Verse 6. And the Lord passed by before him - Fixed views of God are reserved for the future state; the best we have in this world are transient. And proclaimed the name of the Lord - By which he would make himself known. He had made himself known to Moses in the glory of his self-existence, and self-sufficiency, when he proclaimed that name, I am that I am; now he makes himself known in the glory of his grace and goodness, and all- sufficiency to us. The proclaiming of it notes the universal extent of God's mercy; he is not only good to Israel, but good to all. The God with whom we have to do is a great God. He is Jehovah, the Lord, that hath his being of himself, and is the fountain of all being; Jehovah-El, the Lord, the strong God, a God of almighty power himself, and the original of all power. This is prefixed before the display of his mercy, to teach us to think and to speak even of God's goodness with a holy awe, and to encourage us to depend upon these mercies. He is a good God. His greatness and goodness illustrate each other. That his greatness may not make us afraid, we are told how good he is; and that we may not presume upon his goodness, we are told how great he is. Many words are here heaped up to acquaint us with, and convince us of God's goodness.

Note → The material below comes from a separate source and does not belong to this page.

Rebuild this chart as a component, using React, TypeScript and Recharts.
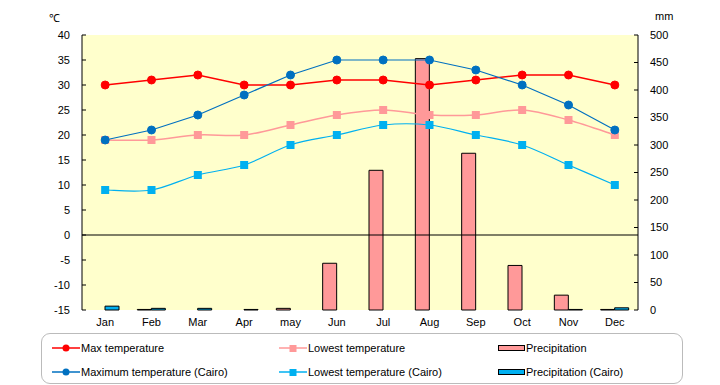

1st, He is merciful, This speaks his pity, and tender companion, like that of a father to his children. This is put first, because it is the first wheel in all the instances of God's goodwill to fallen man. 2ndly, He is gracious. This speaks both freeness, and kindness: it speaks him not only to have a compassion to his creatures, but a complacency in them, and in doing good to them; and this of his own goodwill, not for the sake of any thing in them. 3rdly, He is long-suffering. This is a branch of God's goodness which our wickedness gives occasion for. He is long-suffering, that is, he is slow to anger, and delays the executions of his justice, he waits to be gracious, and lengthens out the offers of his mercy. 4thly, He is abundant in goodness and truth. This speaks plentiful goodness; it abounds above our deserts, above our conception. The springs of mercy are always full, the streams of mercy always flowing; there is mercy enough in God, enough for all, enough for each, enough for ever. It speaks promised goodness, goodness and truth put together, goodness engaged by promise.
5thly, He keepeth mercy for thousands. This speaks,
1. Mercy extended to thousands of persons. When he gives to some, still he keeps for others, and is never exhausted:
2. Mercy entailed upon thousands of generations, even to those upon whom the ends of the world are come; nay, the line of it is drawn parallel with that of eternity itself.